> **Problem details**
Where the word "this" occurs in a line, return that line.

• • • • •

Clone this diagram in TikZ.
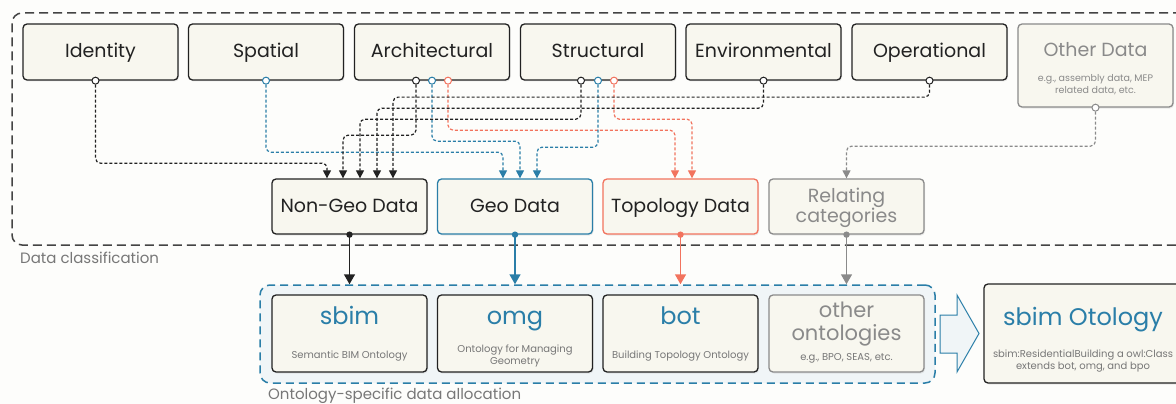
\documentclass[tikz,border=0pt]{standalone}
\usepackage{fontspec}
\setmainfont{Poppins}
\usetikzlibrary{arrows.meta,shadows}
\definecolor{cream}{HTML}{F8F7EF}
\definecolor{dk}{HTML}{222222}
\definecolor{bl}{HTML}{2A7EA8}
\definecolor{rd}{HTML}{F2735E}
\definecolor{gy}{HTML}{8A8A8A}
\definecolor{lbl}{HTML}{777777}
\definecolor{cont}{HTML}{F0F5F7}
\definecolor{outer}{HTML}{444444}
\definecolor{bg}{HTML}{FDFDFB}
\begin{document}
\begin{tikzpicture}[x=1pt,y=-1pt,
  topbox/.style={draw=dk, fill=cream, line width=1.3pt, rounded corners=4pt,
    minimum width=155pt, minimum height=56pt, inner sep=0pt, text=dk,
    font=\fontsize{19}{20}\selectfont,
    drop shadow={opacity=0.15, shadow xshift=1pt, shadow yshift=-1.5pt}},
  box1/.style={topbox, text height=12pt, text depth=0pt},
  lbox/.style={topbox, minimum height=77pt},
  ttl/.style={inner sep=0pt, text=bl, font=\fontsize{24}{26}\selectfont, text height=14pt, text depth=0pt},
  sub/.style={inner sep=0pt, text=lbl, align=center, font=\fontsize{10}{11.5}\selectfont},
  port/.style={circle, draw=#1, fill=white, line width=1pt, minimum size=7pt, inner sep=0pt},
  conn/.style={draw=#1, line width=1.2pt, dash pattern=on 3pt off 2pt, rounded corners=5pt,
    -{Triangle[width=8pt,length=8pt]}},
  sarr/.style={draw=#1, line width=1.6pt, -{Triangle[width=11pt,length=10pt]}},
  grp/.style={inner sep=0pt, text=lbl, font=\fontsize{15}{16}\selectfont, anchor=west}
]
\useasboundingbox (0,0) rectangle (1176,404);
\fill[bg] (0,0) rectangle (1176,404);

% outer container
\node[draw=outer, dash pattern=on 9pt off 5pt, line width=1.5pt, rounded corners=10pt,
  minimum width=1180pt, minimum height=232pt, inner sep=0pt] (classif) at (602,129) {};
\node[grp] (classL) at (20,258) {Data classification};

% top boxes
\node[box1] (id) at (100.5,52) {Identity};
\node[box1] (sp) at (266,52) {Spatial};
\node[box1] (ar) at (432,52) {Architectural};
\node[box1] (st) at (598,52) {Structural};
\node[box1] (en) at (763.5,52) {Environmental};
\node[box1] (op) at (929.5,52) {Operational};
\node[topbox, draw=gy, minimum height=83pt] (ot) at (1095.5,65.5) {};
\node[inner sep=0pt, text=gy, font=\fontsize{19}{20}\selectfont, text height=12pt, text depth=0pt] (otT) at (1095.5,51) {Other Data};
\node[sub, text=gy, font=\fontsize{9.5}{11.5}\selectfont] (otS) at (1095.5,84.5) {e.g., assembly data, MEP\\related data, etc.};

% middle boxes
\node[box1, minimum height=55pt] (ng) at (349.5,206.5) {Non-Geo Data};
\node[box1, minimum height=55pt, draw=bl] (geo) at (515,206.5) {Geo Data};
\node[box1, minimum height=55pt, draw=rd] (topo) at (680.5,206.5) {Topology Data};
\node[topbox, minimum height=55pt, draw=gy] (rel) at (846.5,206.5) {};
\node[inner sep=0pt, text=gy, align=center, font=\fontsize{19}{20}\selectfont] (relT) at (846.5,208) {Relating\\categories};

% ports
\node[port=dk] (pId) at ([xshift=-5pt]id.south) {};
\node[port=bl] (pSp) at (sp.south) {};
\node[port=dk] (pArK) at ([xshift=-16pt]ar.south) {};
\node[port=bl] (pArB) at (ar.south) {};
\node[port=rd] (pArR) at ([xshift=16pt]ar.south) {};
\node[port=dk] (pStK) at ([xshift=-17pt]st.south) {};
\node[port=bl] (pStB) at (st.south) {};
\node[port=rd] (pStR) at ([xshift=16pt]st.south) {};
\node[port=dk] (pEn) at (en.south) {};
\node[port=dk] (pOp) at (op.south) {};
\node[port=gy] (pOt) at (ot.south) {};

% dashed connectors
\draw[conn=dk] (pId.south) -- ++(0,78.5) -| ([xshift=-22.5pt]ng.north);
\draw[conn=bl] (pSp.south) -- ++(0,67.5) -| ([xshift=-12pt]geo.north);
\draw[conn=dk] (pArK.south) -- ++(0,50.5) -| ([xshift=-6.5pt]ng.north);
\draw[conn=bl] (pArB.south) -- ++(0,56.5) -| ([xshift=5pt]geo.north);
\draw[conn=rd] (pArR.south) -- ++(0,45.5) -| ([xshift=-5.5pt]topo.north);
\draw[conn=dk] (pStK.south) -- ++(0,34.5) -| ([xshift=10.5pt]ng.north);
\draw[conn=bl] (pStB.south) -- ++(0,62.5) -| ([xshift=22pt]geo.north);
\draw[conn=rd] (pStR.south) -- ++(0,34.5) -| ([xshift=11.5pt]topo.north);
\draw[conn=dk] (pEn.south) -- ++(0,23.5) -| ([xshift=27.5pt]ng.north);
\draw[conn=dk] (pOp.south) -- ++(0,12.5) -| ([xshift=43.5pt]ng.north);
\draw[conn=gy] (pOt.south) -- ++(0,34.5) -| (rel.north);

% lower container
\node[draw=bl, fill=cont, dash pattern=on 8pt off 5pt, line width=1.5pt, rounded corners=10pt,
  minimum width=675pt, minimum height=98pt, inner sep=0pt] (alloc) at (597.5,334) {};
\node[grp] (allocL) at (268,396) {Ontology-specific data allocation};

% solid arrows
\fill[dk] (ng.south) circle (3.2pt);
\draw[sarr=dk] (ng.south) -- (ng.south |- alloc.north);
\fill[bl] (geo.south) circle (3.2pt);
\draw[sarr=bl] (geo.south) -- (geo.south |- alloc.north);
\fill[rd] (topo.south) circle (3.2pt);
\draw[sarr=rd] (topo.south) -- (topo.south |- alloc.north);
\fill[gy] (rel.south) circle (3.2pt);
\draw[sarr=gy] (rel.south) -- (rel.south |- alloc.north);

% lower boxes
\node[lbox] (sbim) at (349.5,333.5) {};
\node[ttl] (sbimT) at (349.5,317) {sbim};
\node[sub] (sbimS) at (349.5,356) {Semantic BIM Ontology};
\node[lbox] (omg) at (515,333.5) {};
\node[ttl] (omgT) at (515,317) {omg};
\node[sub] (omgS) at (515,356) {Ontology for Managing\\Geometry};
\node[lbox] (bot) at (680.5,333.5) {};
\node[ttl] (botT) at (680.5,317) {bot};
\node[sub] (botS) at (680.5,356) {Building Topology Ontology};
\node[lbox, draw=gy] (oth) at (846.5,333.5) {};
\node[inner sep=0pt, text=gy, align=center, font=\fontsize{21}{23}\selectfont] (othT) at (846.5,324.5) {other\\ontologies};
\node[sub] (othS) at (846.5,358) {e.g., BPO, SEAS, etc.};

% big arrow
\draw[draw=bl, fill=cont, line width=1pt, line join=miter]
  (940,315) -- (957,315) -- (957,295) -- (979,333.5) -- (957,372) -- (957,353) -- (940,353) -- cycle;

% final box
\node[lbox, minimum width=198pt, minimum height=99pt] (fin) at (1083,333.5) {};
\node[ttl] (finT) at (1083,318) {sbim Otology};
\node[sub, font=\fontsize{10}{12}\selectfont] (finS) at (1083,361) {sbim:ResidentialBuilding a owl:Class\\extends bot, omg, and bpo};
\end{tikzpicture}
\end{document}
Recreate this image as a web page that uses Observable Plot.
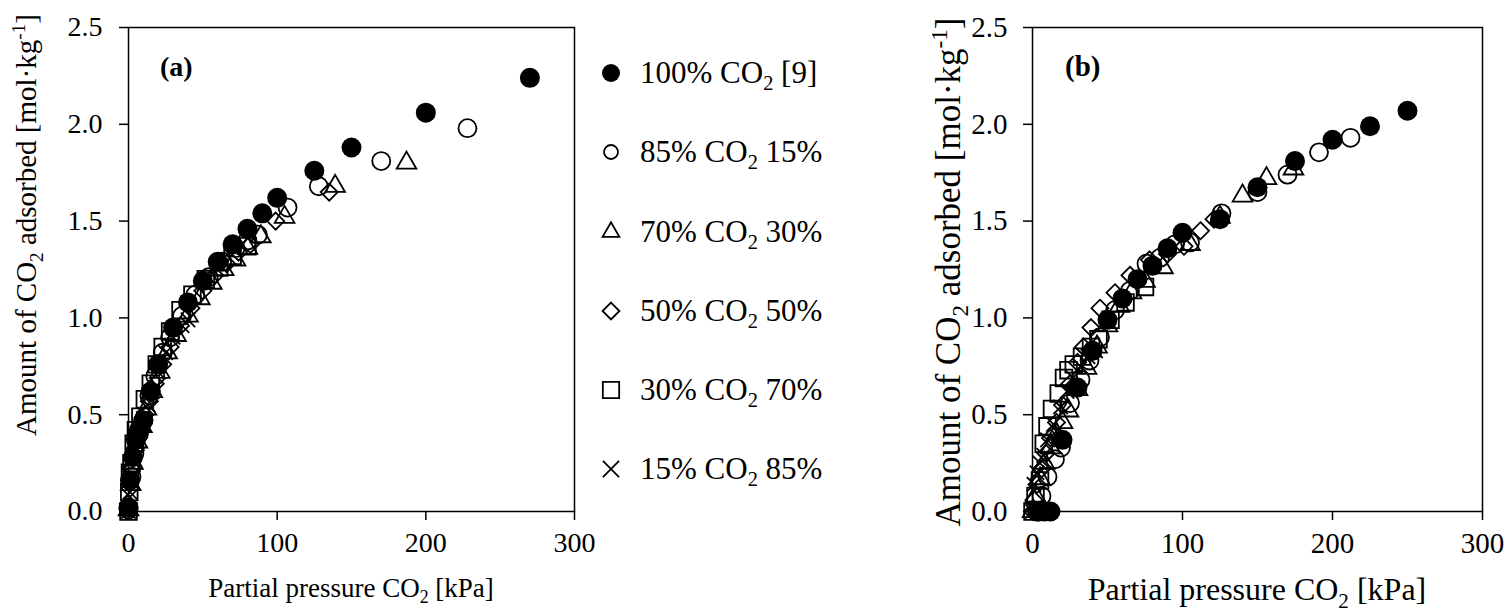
<!DOCTYPE html>
<html><head><meta charset="utf-8">
<script src="https://cdn.jsdelivr.net/npm/d3@7"></script>
<script src="https://cdn.jsdelivr.net/npm/@observablehq/plot@0.6"></script>
<style>
html,body{margin:0;padding:0;background:#fff;}
body{width:1509px;height:611px;overflow:hidden;position:relative;}
.abs{position:absolute;top:0;}
</style></head><body>
<div id="pa" class="abs" style="left:0px"></div>
<div id="leg" class="abs" style="left:590px"></div>
<div id="pb" class="abs" style="left:890px"></div>
<script>
// ---- legend texts ----
const legendHead = ["100%", "85%", "70%", "50%", "30%", "15%"];
const legendTail = ["[9]", "15%", "30%", "50%", "70%", "85%"];
const xTicks = [0, 100, 200, 300];
const yTicks = [0, 0.5, 1.0, 1.5, 2.0, 2.5];
const panelLabels = ["(a)", "(b)"];

// ---- panel (a) ----
const aX100 = [0, 1, 3, 5, 7, 10, 15, 20, 30, 40, 50, 60, 70, 80, 90, 100, 125, 150, 200, 270];
const aY100 = [0.02, 0.16, 0.28, 0.37, 0.42, 0.47, 0.62, 0.76, 0.95, 1.08, 1.19, 1.29, 1.38, 1.46, 1.54, 1.62, 1.76, 1.88, 2.06, 2.24];
const aX85 = [0, 2, 4, 7, 10, 14, 18, 23, 28, 36, 45, 54, 63, 72, 80, 87, 107, 128, 170, 228];
const aY85 = [0.01, 0.18, 0.30, 0.40, 0.47, 0.60, 0.70, 0.82, 0.90, 1.01, 1.12, 1.21, 1.29, 1.36, 1.40, 1.43, 1.57, 1.68, 1.81, 1.98];
const aX70 = [0, 1.5, 3, 6, 9, 12, 16, 21, 26, 32, 40, 48, 56, 64, 72, 80, 89, 105, 139, 187];
const aY70 = [0.01, 0.14, 0.25, 0.36, 0.44, 0.53, 0.62, 0.72, 0.82, 0.91, 1.01, 1.10, 1.18, 1.25, 1.30, 1.36, 1.42, 1.52, 1.68, 1.80];
const aX50 = [0, 1, 2.5, 5, 8, 11, 14, 18, 23, 28, 35, 42, 50, 58, 66, 74, 82, 99, 135];
const aY50 = [0.04, 0.12, 0.22, 0.33, 0.42, 0.50, 0.57, 0.66, 0.76, 0.85, 0.96, 1.05, 1.14, 1.22, 1.28, 1.34, 1.38, 1.50, 1.65];
const aX30 = [0, 0.5, 1, 2, 3.5, 5, 8, 11, 15, 19, 23, 28, 35, 43, 52, 61, 70, 80];
const aY30 = [0.0, 0.10, 0.20, 0.25, 0.35, 0.42, 0.49, 0.58, 0.66, 0.76, 0.85, 0.93, 1.04, 1.12, 1.20, 1.26, 1.32, 1.37];
const aX15 = [0, 1, 2, 4, 6, 8, 10, 13, 16, 20, 25, 30, 36, 40];
const aY15 = [0.0, 0.10, 0.18, 0.27, 0.35, 0.42, 0.48, 0.55, 0.62, 0.72, 0.82, 0.90, 0.96, 0.99];

// ---- panel (b) ----
const bX100 = [4, 8, 12, 20, 30, 40, 50, 60, 70, 80, 90, 100, 125, 150, 175, 200, 225, 250];
const bY100 = [0, 0, 0, 0.37, 0.64, 0.83, 0.99, 1.10, 1.20, 1.27, 1.36, 1.44, 1.51, 1.675, 1.81, 1.92, 1.99, 2.07];
const bX85 = [3, 6, 10, 15, 19, 25, 32, 38, 45, 55, 65, 76, 85, 95, 105, 126, 150, 170, 191, 212];
const bY85 = [0.0, 0.08, 0.18, 0.27, 0.33, 0.56, 0.68, 0.78, 0.90, 1.04, 1.14, 1.28, 1.31, 1.38, 1.39, 1.54, 1.65, 1.74, 1.855, 1.93];
const bX70 = [0, 2, 5, 8, 12, 16, 20, 24, 30, 36, 43, 50, 58, 66, 75, 87, 105, 125, 140, 156, 174];
const bY70 = [0.0, 0.08, 0.17, 0.25, 0.33, 0.40, 0.46, 0.52, 0.63, 0.74, 0.85, 0.96, 1.06, 1.13, 1.19, 1.26, 1.38, 1.52, 1.63, 1.72, 1.77];
const bX50 = [0, 1, 3, 6, 9, 12, 16, 20, 25, 30, 34, 39, 45, 55, 65, 78, 90, 101, 112, 121];
const bY50 = [0.0, 0.06, 0.14, 0.22, 0.30, 0.38, 0.46, 0.55, 0.66, 0.77, 0.85, 0.95, 1.05, 1.13, 1.22, 1.30, 1.33, 1.37, 1.45, 1.51];
const bX30 = [0, 2, 5, 7.5, 10, 13, 17.5, 21, 24, 27.5, 33, 39, 44, 52, 62, 75];
const bY30 = [0.0, 0.08, 0.16, 0.35, 0.44, 0.53, 0.61, 0.69, 0.73, 0.76, 0.80, 0.85, 0.89, 0.99, 1.08, 1.16];
const bX15 = [0, 1, 3, 5, 7.5, 10, 14, 18.7, 23, 27, 32, 37, 42];
const bY15 = [0.0, 0.14, 0.20, 0.25, 0.29, 0.37, 0.45, 0.54, 0.62, 0.69, 0.75, 0.80, 0.83];

const panelA = [[aX100, aY100], [aX85, aY85], [aX70, aY70], [aX50, aY50], [aX30, aY30], [aX15, aY15]];
const panelB = [[bX100, bY100], [bX85, bY85], [bX70, bY70], [bX50, bY50], [bX30, bY30], [bX15, bY15]];

const FONT = '"Liberation Serif","Times New Roman",serif';
const symbols = ["circle", "circle", "triangle2", "diamond2", "square2", "times"];
const fills = ["black", "none", "none", "none", "none", "none"];
const plotR = [10, 9, 9.4, 7.7, 10.6, 6.6];
const legR = [9, 7, 8, 7.6, 10.4, 7.4];

function richText(g, x, y, fs, parts, opts = {}) {
  const t = g.append("text")
    .attr("transform", `translate(${x},${y})` + (opts.rotate ? ` rotate(${opts.rotate})` : ""))
    .attr("text-anchor", opts.anchor || "middle")
    .attr("font-size", fs).attr("font-family", FONT).attr("fill", "black");
  if (opts.weight) t.attr("font-weight", opts.weight);
  let shift = 0;
  parts.forEach(([s, kind]) => {
    const sp = t.append("tspan").text(s);
    const target = kind === "sub" ? 0.24 * fs : kind === "sup" ? -0.38 * fs : 0;
    sp.attr("dy", target - shift);
    shift = target;
    if (kind) sp.attr("font-size", 0.66 * fs);
  });
  return t;
}

function makePanel(el, data, cfg) {
  const marks = [Plot.frame({stroke: "black", strokeWidth: 1.5})];
  data.forEach(([xs, ys], i) => {
    const rows = xs.map((x, j) => ({x, y: ys[j]}));
    marks.push(Plot.dot(rows, {
      x: "x", y: "y", symbol: symbols[i], r: plotR[i],
      fill: fills[i], stroke: i === 0 ? "none" : "black", strokeWidth: 1.8
    }));
  });
  marks.push(Plot.axisX({ticks: xTicks, tickSize: 9, tickPadding: cfg.xPad, label: null, tickFormat: d3.format("d"), strokeWidth: 1.5}));
  marks.push(Plot.axisY({ticks: yTicks, tickSize: 9, tickPadding: cfg.yPad, label: null, tickFormat: d3.format(".1f"), strokeWidth: 1.5}));
  const svg = Plot.plot({
    width: cfg.width, height: 611,
    marginLeft: cfg.ml, marginRight: cfg.mr, marginTop: 27, marginBottom: 100,
    x: {domain: [0, 300]},
    y: {domain: [0, 2.5]},
    style: {fontFamily: FONT, fontSize: cfg.tickFs + "px", color: "black", background: "white", overflow: "visible"},
    marks
  });
  el.appendChild(svg);
  const g = d3.select(svg);
  richText(g, cfg.ytX, cfg.ytY, cfg.ytFs,
    [["Amount of CO"], ["2", "sub"], [" adsorbed [mol\u00B7kg"], ["-1", "sup"], ["]"]], {rotate: -90});
  richText(g, cfg.xtX, cfg.xtY, cfg.xtFs,
    [["Partial pressure CO"], ["2", "sub"], [" [kPa]"]]);
  richText(g, cfg.plX, cfg.plY, cfg.plFs, [[cfg.label]], {anchor: "start", weight: "bold"});
}

makePanel(document.getElementById("pa"), panelA, {
  width: 590, ml: 128, mr: 16, xPad: 12, yPad: 17, tickFs: 28,
  ytX: 36, ytY: 225, ytFs: 29, xtX: 351, xtY: 597, xtFs: 27,
  plX: 160, plY: 76, plFs: 28, label: panelLabels[0]
});
makePanel(document.getElementById("pb"), panelB, {
  width: 619, ml: 142, mr: 27, xPad: 12, yPad: 16, tickFs: 29,
  ytX: 70, ytY: 272, ytFs: 35, xtX: 367, xtY: 600, xtFs: 32,
  plX: 175, plY: 76, plFs: 29, label: panelLabels[1]
});

// ---- legend ----
const rowY = [73, 152, 232, 311, 390, 469];
const lsvg = d3.select("#leg").append("svg").attr("width", 260).attr("height", 520);
const symMap = {triangle2: d3.symbolTriangle2, diamond2: d3.symbolDiamond2, square2: d3.symbolSquare2, times: d3.symbolTimes};
legendHead.forEach((h, i) => {
  if (symbols[i] === "circle") {
    lsvg.append("circle").attr("cx", 21).attr("cy", rowY[i]).attr("r", legR[i])
      .attr("fill", fills[i]).attr("stroke", i === 0 ? "none" : "black").attr("stroke-width", 1.8);
  } else {
    lsvg.append("path").attr("transform", `translate(21,${rowY[i]})`)
      .attr("d", d3.symbol(symMap[symbols[i]], Math.PI * legR[i] * legR[i])())
      .attr("fill", "none").attr("stroke", "black").attr("stroke-width", 1.8);
  }
  richText(lsvg, 50, rowY[i] + 10, 31, [[h + " CO"], ["2", "sub"], [" " + legendTail[i]]], {anchor: "start"});
});
</script>
</body></html>
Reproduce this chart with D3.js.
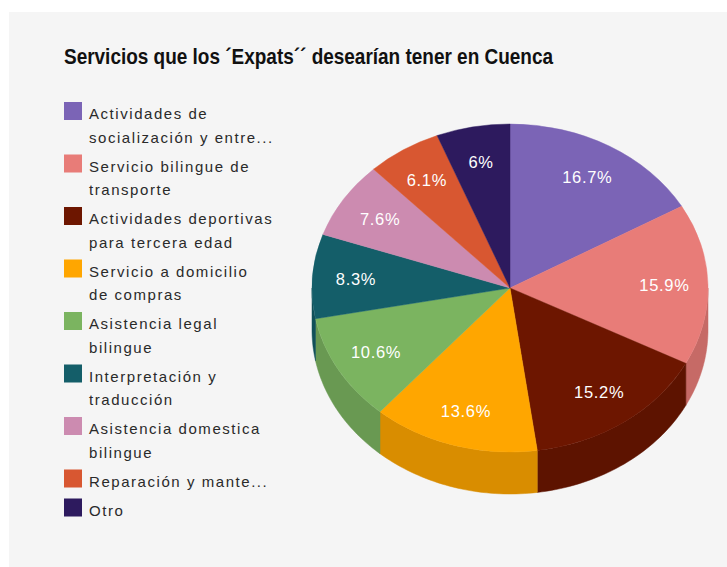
<!DOCTYPE html>
<html lang="es">
<head>
    <meta charset="UTF-8">
    <script src="https://d3js.org/d3.v7.min.js"></script>
    <style>
        body { margin: 0; background: #fff; }
        text { font-family: "Liberation Sans", Arial, sans-serif; }
    </style>
    <title>Servicios Expats Cuenca</title>
</head>
<body>
    <script>
        // Data
        const categories = [
            "Actividades de socialización y entretenimiento",
            "Servicio bilingue de transporte",
            "Actividades deportivas para tercera edad",
            "Servicio a domicilio de compras",
            "Asistencia legal bilingue",
            "Interpretación y traducción",
            "Asistencia domestica bilingue",
            "Reparación y mantenimiento",
            "Otro"
        ];
        const values = [16.7, 15.9, 15.2, 13.6, 10.6, 8.3, 7.6, 6.1, 6];
        const legendLines = [
            ["Actividades de", "socialización y entre..."],
            ["Servicio bilingue de", "transporte"],
            ["Actividades deportivas", "para tercera edad"],
            ["Servicio a domicilio", "de compras"],
            ["Asistencia legal", "bilingue"],
            ["Interpretación y", "traducción"],
            ["Asistencia domestica", "bilingue"],
            ["Reparación y mante..."],
            ["Otro"]
        ];
        const colors = ["#7b64b6", "#e87c78", "#6d1600", "#ffa600", "#7bb460",
                        "#145e69", "#cc8bb0", "#d85731", "#2d1a5e"];
        const title = "Servicios que los ´Expats´´ desearían tener en Cuenca";

        const width = 727;
        const height = 567;

        const svg = d3.select("body")
            .append("svg")
            .attr("width", width)
            .attr("height", height);

        svg.append("rect")
            .attr("x", 9).attr("y", 12)
            .attr("width", width - 9).attr("height", height - 12)
            .attr("fill", "#f5f5f5");

        svg.append("text")
            .attr("x", 64).attr("y", 64)
            .attr("font-size", 22)
            .attr("font-weight", "bold")
            .attr("fill", "#111")
            .attr("textLength", 489)
            .attr("lengthAdjust", "spacingAndGlyphs")
            .text(title);

        // pie geometry
        const cx = 510, cy = 288, rx = 198, ry = 164, depth = 42;

        const pie = d3.pie().sort(null).value(d => d);
        const arcs = pie(values);

        const darker = c => d3.color(c).darker(0.45);

        // side walls: only the front half (angles between PI/2 and 3PI/2)
        const sides = svg.append("g");
        arcs.forEach((a, i) => {
            const a0 = Math.max(a.startAngle, Math.PI / 2);
            const a1 = Math.min(a.endAngle, Math.PI * 1.5);
            if (a1 <= a0) return;
            const steps = d3.range(0, 41).map(k => a0 + (a1 - a0) * k / 40);
            const top = steps.map(t => [cx + rx * Math.sin(t), cy - ry * Math.cos(t)]);
            const bottom = steps.slice().reverse().map(t => [cx + rx * Math.sin(t), cy - ry * Math.cos(t) + depth]);
            sides.append("path")
                .attr("d", d3.line()(top.concat(bottom)) + "Z")
                .attr("fill", darker(colors[i]))
                .attr("stroke", darker(colors[i]))
                .attr("stroke-width", 0.5);
        });

        // top faces: circular arcs squashed into an ellipse
        const arc = d3.arc().innerRadius(0).outerRadius(rx);
        svg.append("g")
            .attr("transform", `translate(${cx},${cy}) scale(1,${ry / rx})`)
            .selectAll("path")
            .data(arcs)
            .join("path")
            .attr("d", arc)
            .attr("fill", (d, i) => colors[i])
            .attr("stroke", (d, i) => colors[i])
            .attr("stroke-width", 0.5);

        // percentage labels
        const f = 0.78;
        svg.append("g")
            .selectAll("text")
            .data(arcs)
            .join("text")
            .attr("x", d => cx + rx * f * Math.sin((d.startAngle + d.endAngle) / 2))
            .attr("y", d => cy - ry * f * Math.cos((d.startAngle + d.endAngle) / 2))
            .attr("dy", "0.36em")
            .attr("text-anchor", "middle")
            .attr("font-size", 16.5)
            .attr("letter-spacing", 0.7)
            .attr("fill", "#fff")
            .text(d => d3.format("~")(d.data) + "%");

        // legend
        const legend = svg.append("g");
        let yTop = 102;
        legendLines.forEach((lines, i) => {
            legend.append("rect")
                .attr("x", 64).attr("y", yTop)
                .attr("width", 18).attr("height", 18)
                .attr("fill", colors[i]);
            lines.forEach((line, j) => {
                legend.append("text")
                    .attr("x", 89)
                    .attr("y", yTop + 17 + j * 23.5)
                    .attr("font-size", 15)
                    .attr("letter-spacing", 1.55)
                    .attr("fill", "#2a2a2a")
                    .text(line);
            });
            yTop += lines.length * 23.5 + 5.5;
        });
    </script>
</body>
</html>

• • • • •

> **Task answer**
Clone this diagram in TikZ.
Recreate this image as a web page that uses Observable Plot.
Reproduce this chart with D3.js.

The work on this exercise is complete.